Когда мы вошли в школу, нас встретила та самая, по словам Алис, «очень великая женщина» поэтесса Лу Ла-Тур. Она и впрямь была выдающейся общественной деятельницей, автором многих поэтических сборников, одним из создателей организации «Центр ресурсов поэтов мира» и, как написано на обратной стороне открытки с ее портретом, «посвятила жизнь истории Африки».
Лу Ла-Тур, немолодая, худощавая, нервная, с первых же минут знакомства включила нас в свой ритм, невольно заражая его напряженностью.
Школа носила имя Гарриет Табмен, рабыни-негритянки, родившейся в прошлом веке в городе Мэриленд и ставшей легендой. Вместе с повстанцами она сражалась против рабовладельцев, равно пуская в ход и немилосердное ружье, и сумку сестры милосердия. Дух этой легендарной женщины живет во всей атмосфере школы, в учителях и учениках, во всем этом старом здании с полутемными классами.
Вместе с педагогами мы обошли учительскую и классы. Школа, по-видимому, усвоила методы преподавания известного итальянского педагога Монтессори. Всюду, какой бы класс мы ни вошли, малыши были поглощены своим делом: кто рисовал, кто был занят игрушками, кто лепил из пластилина фигурки под наблюдением, но не под командованием учителей.
Госпожа Лу Ла-Тур что-то говорила, и десятки черных головок поворачивались ко мне. Многое хотелось мне им сказать, хотелось, чтобы эти ясные, широко открытые глаза всегда оставались такими, чтобы души их не заливали темные волны ярости, ненависти, чтобы… Говорят, дети инстинктивно чувствуют настроение человека. Может быть, поэтому они так тесно окружили меня, а какая-то девочка подарила нарисованную ею картинку. На ней две громадные, большеголовые ромашки, раскрашенные ярко-желтым и оранжевым. Обе без стеблей, как два солнца.
Я привезла эту картинку с собой вместе с другими – подарками армянских детей Детройта, Филадельфии, Бостона. Правда, почти на всех тех картинах изображен Арарат, но как знать, может быть, девочка, выросшая в Гарлеме, в свои две ромашки вложила такую же тоску и мечту, как те в Арарат.
В учительской со стены смотрит цветная фотография Мартина Лютера Кинга. Я видела много портретов Мартина Лютера Кинга, этого современного негритянского Христа, распятого расистами в Мемфисе. Здесь, в Гарлеме, в негритянской школе имени Гарриет Табмен, эта фотография приобретала особый смысл. Он был снят молодым, полным сил, но глаза у него были грустными, и в грусти его была та же удивительная сила, как и в спиричуэле, спетых Одеттой.
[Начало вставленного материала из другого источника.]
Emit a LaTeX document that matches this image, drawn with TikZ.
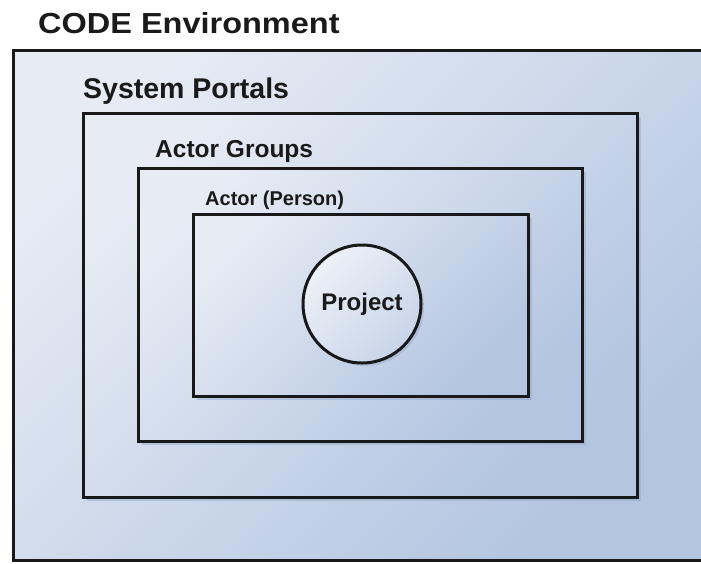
\documentclass[tikz,border=0pt]{standalone}
\usepackage{fontspec}
\setmainfont{Liberation Sans}
\usetikzlibrary{shadows,fit}
\definecolor{lightfill}{HTML}{E6EBF4}
\definecolor{darkfill}{HTML}{B3C5E1}
\definecolor{txt}{HTML}{1A1A1A}
\definecolor{shadowcol}{HTML}{8FA3C8}
\begin{document}
\begin{tikzpicture}[x=1pt,y=-1pt,
  framebox/.style={draw=black!90, line width=3pt, inner sep=0pt, shading=axis,
    top color=lightfill, bottom color=darkfill, shading angle=45},
  innerbox/.style={framebox, drop shadow={shadow xshift=4pt, shadow yshift=-4pt, fill=shadowcol, opacity=0.45}},
  lbl/.style={anchor=base west, inner sep=0pt, text=txt, font=\bfseries}]
  \useasboundingbox[fill=white] (0,0) rectangle (701,563);
  \begin{scope}
    \clip (0,0) rectangle (701,563);
    \coordinate (o1) at (13,50);
    \coordinate (o2) at (706,560);
    \node[framebox, fit=(o1)(o2)] (env) {};
  \end{scope}
  \coordinate (s1) at (83,113);
  \coordinate (s2) at (637,497);
  \node[innerbox, fit=(s1)(s2)] (portals) {};
  \coordinate (g1) at (138,168);
  \coordinate (g2) at (582,441);
  \node[innerbox, fit=(g1)(g2)] (groups) {};
  \coordinate (a1) at (193,214);
  \coordinate (a2) at (528,396);
  \node[innerbox, fit=(a1)(a2)] (actor) {};
  \node[circle, draw=black!90, line width=3pt, minimum size=118pt, inner sep=0pt,
    shading=axis, top color=lightfill!70!white, bottom color=darkfill!60!lightfill, shading angle=45,
    drop shadow={shadow xshift=3pt, shadow yshift=-3pt, fill=shadowcol, opacity=0.4}] (project) at (362,304) {};
  \node[text=txt, font=\bfseries\fontsize{24}{28}\selectfont, inner sep=0pt] (projlbl) at (project.center) {Project};
  \node[lbl, font=\bfseries\fontsize{29}{32}\selectfont, xscale=1.12] (envlbl) at (38,33) {CODE Environment};
  \node[lbl, font=\bfseries\fontsize{28.5}{32}\selectfont] (portlbl) at (83,98) {System Portals};
  \node[lbl, font=\bfseries\fontsize{24.5}{28}\selectfont] (grplbl) at (155,157) {Actor Groups};
  \node[lbl, font=\bfseries\fontsize{20}{24}\selectfont] (actlbl) at (205,205) {Actor (Person)};
\end{tikzpicture}
\end{document}
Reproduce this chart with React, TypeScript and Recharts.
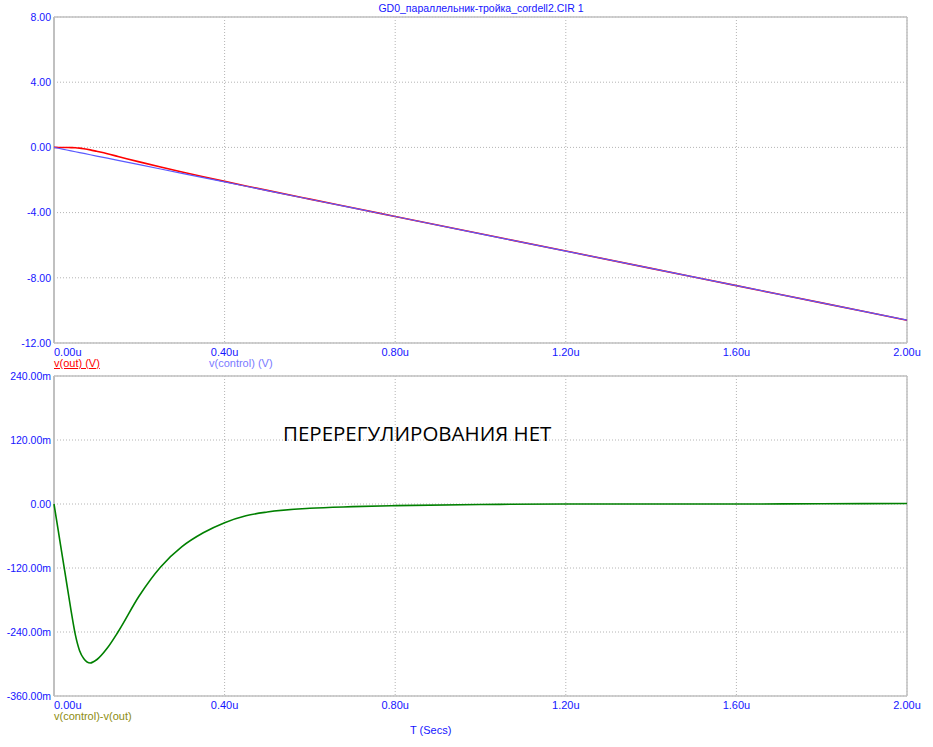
import React from "react";
import {
  LineChart,
  Line,
  XAxis,
  YAxis,
  CartesianGrid,
  ReferenceLine,
} from "recharts";

// time in microseconds
const times = [
  0, 0.01, 0.02, 0.03, 0.04, 0.05, 0.06, 0.07, 0.085, 0.1, 0.125, 0.15, 0.2,
  0.25, 0.3, 0.35, 0.4, 0.45, 0.5, 0.6, 0.7, 0.8, 1.0, 1.2, 1.4, 1.6, 1.8, 2.0,
];

const vControl = [
  0, -0.053, -0.106, -0.159, -0.212, -0.265, -0.318, -0.371, -0.45, -0.53,
  -0.663, -0.795, -1.06, -1.325, -1.59, -1.855, -2.12, -2.385, -2.65, -3.18,
  -3.71, -4.24, -5.3, -6.36, -7.42, -8.48, -9.54, -10.6,
];

const vOut = [
  0, -0.003, -0.006, -0.009, -0.012, -0.02, -0.043, -0.081, -0.152, -0.24,
  -0.39, -0.555, -0.888, -1.205, -1.508, -1.8, -2.085, -2.363, -2.635, -3.172,
  -3.705, -4.237, -5.299, -6.36, -7.42, -8.48, -9.54, -10.6,
];

const vDiff = [
  0, -0.05, -0.1, -0.15, -0.2, -0.245, -0.275, -0.29, -0.298, -0.292, -0.27,
  -0.24, -0.172, -0.118, -0.08, -0.054, -0.035, -0.022, -0.015, -0.008,
  -0.005, -0.003, -0.001, 0, 0, 0, 0.0005, 0.001,
];

const xTicks = [0, 0.4, 0.8, 1.2, 1.6, 2.0];
const topTicks = [-12, -8, -4, 0, 4, 8];
const bottomTicks = [-0.36, -0.24, -0.12, 0, 0.12, 0.24];

const topData = times.map((t, i) => ({ t, out: vOut[i], control: vControl[i] }));
const bottomData = times.map((t, i) => ({ t, diff: vDiff[i] }));

const FONT = "'Liberation Sans', Arial, sans-serif";
const BLUE = "#1515ff";
const BORDER = "#c0c0c0";

const XTick = (props: any) => {
  const { x, y, payload, index } = props;
  return (
    <text
      x={x}
      y={y + 3}
      dy="0.71em"
      textAnchor={index === 0 ? "start" : "middle"}
      fontFamily={FONT}
      fontSize={11}
      fill={BLUE}
    >
      {payload.value.toFixed(2) + "u"}
    </text>
  );
};

const fmtTop = (v: number) => v.toFixed(2);
const fmtBottom = (v: number) => (v === 0 ? "0.00" : (v * 1000).toFixed(2) + "m");

export default function App() {
  const yTickStyle = { fontFamily: FONT, fontSize: 10.5, fill: BLUE };
  return (
    <div
      style={{
        position: "absolute",
        left: 0,
        top: 0,
        width: 933,
        height: 747,
        background: "#fff",
        fontFamily: FONT,
      }}
    >
      <div
        style={{
          position: "absolute",
          top: 2,
          left: 0,
          width: 962,
          textAlign: "center",
          fontSize: 10.5,
          color: BLUE,
        }}
      >
        GD0_параллельник-тройка_cordell2.CIR 1
      </div>

      <div style={{ position: "absolute", top: 0, left: 0 }}>
        <LineChart
          width={933}
          height={375}
          data={topData}
          margin={{ top: 17, right: 26, left: 0, bottom: 0 }}
        >
          <CartesianGrid stroke="#b4b4b4" strokeDasharray="1 2" />
          <XAxis
            dataKey="t"
            type="number"
            domain={[0, 2]}
            ticks={xTicks}
            height={32}
            tickLine={false}
            tickSize={0}
            axisLine={false}
            tick={<XTick />}
            interval={0}
          />
          <YAxis
            type="number"
            domain={[-12, 8]}
            ticks={topTicks}
            width={54}
            tickLine={false}
            tickSize={0}
            tickMargin={3}
            axisLine={false}
            tick={yTickStyle}
            tickFormatter={fmtTop}
            interval={0}
          />
          <ReferenceLine x={0} stroke={BORDER} strokeWidth={2} />
          <ReferenceLine x={2} stroke={BORDER} strokeWidth={1.5} />
          <ReferenceLine y={8} stroke={BORDER} strokeWidth={1.5} />
          <ReferenceLine y={-12} stroke={BORDER} strokeWidth={1.5} />
          <Line
            dataKey="out"
            stroke="#ff0000"
            strokeWidth={1.6}
            dot={false}
            type="monotone"
            isAnimationActive={false}
          />
          <Line
            dataKey="control"
            stroke="#5a5aff"
            strokeWidth={1.2}
            dot={false}
            type="linear"
            isAnimationActive={false}
          />
        </LineChart>
      </div>

      <div
        style={{
          position: "absolute",
          top: 357,
          left: 54,
          fontSize: 11,
          color: "#ff0000",
          textDecoration: "underline",
        }}
      >
        v(out) (V)
      </div>
      <div
        style={{
          position: "absolute",
          top: 357,
          left: 209,
          fontSize: 11,
          color: "#7a7aff",
        }}
      >
        v(control) (V)
      </div>

      <div style={{ position: "absolute", top: 359, left: 0 }}>
        <LineChart
          width={933}
          height={369}
          data={bottomData}
          margin={{ top: 17, right: 26, left: 0, bottom: 0 }}
        >
          <CartesianGrid stroke="#b4b4b4" strokeDasharray="1 2" />
          <XAxis
            dataKey="t"
            type="number"
            domain={[0, 2]}
            ticks={xTicks}
            height={32}
            tickLine={false}
            tickSize={0}
            axisLine={false}
            tick={<XTick />}
            interval={0}
          />
          <YAxis
            type="number"
            domain={[-0.36, 0.24]}
            ticks={bottomTicks}
            width={54}
            tickLine={false}
            tickSize={0}
            tickMargin={3}
            axisLine={false}
            tick={yTickStyle}
            tickFormatter={fmtBottom}
            interval={0}
          />
          <ReferenceLine x={0} stroke={BORDER} strokeWidth={2} />
          <ReferenceLine x={2} stroke={BORDER} strokeWidth={1.5} />
          <ReferenceLine y={0.24} stroke={BORDER} strokeWidth={1.5} />
          <ReferenceLine y={-0.36} stroke={BORDER} strokeWidth={1.5} />
          <Line
            dataKey="diff"
            stroke="#008000"
            strokeWidth={1.6}
            dot={false}
            type="monotone"
            isAnimationActive={false}
          />
        </LineChart>
      </div>

      <div
        style={{
          position: "absolute",
          top: 419,
          left: 283,
          fontSize: 20.5,
          fontFamily: "'Open Sans', 'Noto Sans', sans-serif",
          color: "#000",
          whiteSpace: "nowrap",
        }}
      >
        ПЕРЕРЕГУЛИРОВАНИЯ НЕТ
      </div>

      <div
        style={{
          position: "absolute",
          top: 710,
          left: 54,
          fontSize: 11,
          color: "#8c8c10",
        }}
      >
        v(control)-v(out)
      </div>
      <div
        style={{
          position: "absolute",
          top: 724,
          left: 410,
          fontSize: 11,
          color: BLUE,
        }}
      >
        T (Secs)
      </div>
    </div>
  );
}
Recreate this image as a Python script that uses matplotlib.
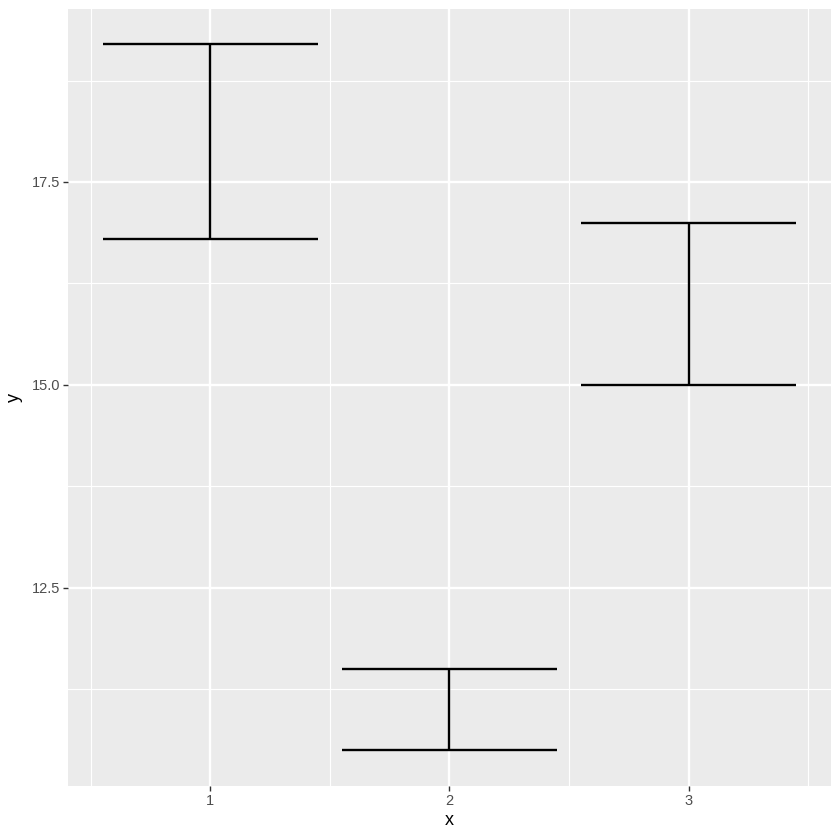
import matplotlib
matplotlib.use('Agg')
import matplotlib.pyplot as plt

plt.rcParams['font.family'] = ['Liberation Sans', 'DejaVu Sans']

# error bar data
x = [1, 2, 3]
ymin = [16.8, 10.5, 15.0]
ymax = [19.2, 11.5, 17.0]
bar_width = 0.9

yticks = [12.5, 15.0, 17.5]
ytick_labels = ['12.5', '15.0', '17.5']
xticks = [1, 2, 3]
xtick_labels = ['1', '2', '3']

dpi = 100
fig = plt.figure(figsize=(8.4, 8.4), dpi=dpi)
ax = fig.add_axes([68 / 840, 54.5 / 840, 763 / 840, 776.8 / 840])
ax.set_facecolor('#EBEBEB')
for s in ax.spines.values():
    s.set_visible(False)

# limits like ggplot (5% expansion)
x_lo = min(x) - bar_width / 2
x_hi = max(x) + bar_width / 2
dx = (x_hi - x_lo) * 0.05
ax.set_xlim(x_lo - dx, x_hi + dx)
y_lo, y_hi = min(ymin), max(ymax)
dy = (y_hi - y_lo) * 0.05
ax.set_ylim(y_lo - dy, y_hi + dy)

# grid lines
for v in [0.5, 1.5, 2.5, 3.5]:
    ax.axvline(v, color='white', lw=0.85, zorder=0)
for v in xticks:
    ax.axvline(v, color='white', lw=1.7, zorder=0)
for v in [11.25, 13.75, 16.25, 18.75]:
    ax.axhline(v, color='white', lw=0.85, zorder=0)
for v in yticks:
    ax.axhline(v, color='white', lw=1.7, zorder=0)

# error bars
for xi, lo, hi in zip(x, ymin, ymax):
    ax.vlines(xi, lo, hi, color='black', lw=1.7, zorder=3)
    ax.hlines([lo, hi], xi - bar_width / 2, xi + bar_width / 2, color='black', lw=1.7, zorder=3)

ax.set_xticks(xticks)
ax.set_xticklabels(xtick_labels)
ax.set_yticks(yticks)
ax.set_yticklabels(ytick_labels)
ax.tick_params(axis='both', length=3.3, width=1.0, color='#333333',
               labelcolor='#4D4D4D', labelsize=10.5, pad=2.5)

ax.set_xlabel('x', fontsize=13, labelpad=3)
ax.set_ylabel('y', fontsize=13, labelpad=6)

fig.savefig('out.png', dpi=dpi)
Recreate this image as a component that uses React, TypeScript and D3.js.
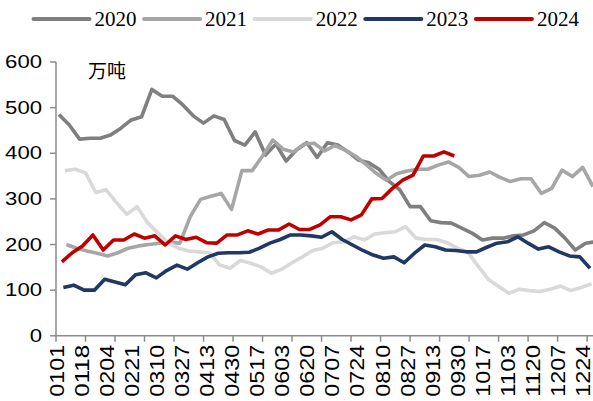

Жизнь и смерть этого чернокожего мученика – вечное клеймо на лбу «белого мира». Белое клеймо… Выпущенная 4 апреля 1968 года в Мемфисе пуля была направлена не только в Мартина Лютера Кинга, а в веру чернокожих людей, что можно, взывая к чести и совести государств и сенаторов, добиться истинного равноправия. После этой пули в Америке еще неистовее стала черная ненависть, в ста пятидесяти трех городах вспыхнули негритянские мятежи, ничто не могло остановить ярость людей, бросившихся на баррикады…
С того дня прошли годы. Теперь на улицах баррикад больше нет, но они остались в душе каждого негра, и эти баррикады разрушить труднее. Многовековое угнетение, безнаказанное унижение, белый «эмоциональный расизм» – все эти действия вызывали противодействие. Вели раньше слово «чернокожий» воспринималось как оскорбление, теперь, наоборот, черный цвет стал для черных своего рода девизом, вызовом, кличем. Они учат своих детей гордиться тем, что они черные. Тот же Джеймс Волдуин свою книгу «Имени его не будет на площади», это страстное обвинение Америке, начинает следующими словами: «В то время как черный гордится своим новообретенным цветом, который наконец-то стал его собственным, и утверждает (не всегда с чрезмерной деликатностью) значимость и силу своего «я»– даже на краю гибели, белый нередко чувствует себя оскорбленным и очень часто насмерть перепуганным… Рано или поздно черные и белые должны были достичь этих невероятных высот напряжения. И только когда мы проживем этот момент, нам станет ясно, что нас сделала наша история».
Несомненно, что писатель пессимистично оценивает возможность человеческого разума, его способность противостоять хаосу и разрушению. Крайне пессимистично смотрит он и на существующие в Америке прогрессивные силы, на деятельность американских коммунистов, последовательно борющихся за окончательное и действенное осуществление гражданских свобод негров. Однако вышеприведенные слова Болдуина свидетельствуют и о том, что взгляды тех американских политиков, которые стараются уверить публику, что чем дальше, тем быстрее происходит интеграция негритянского населения, столь же безосновательно сверхоптимистичны.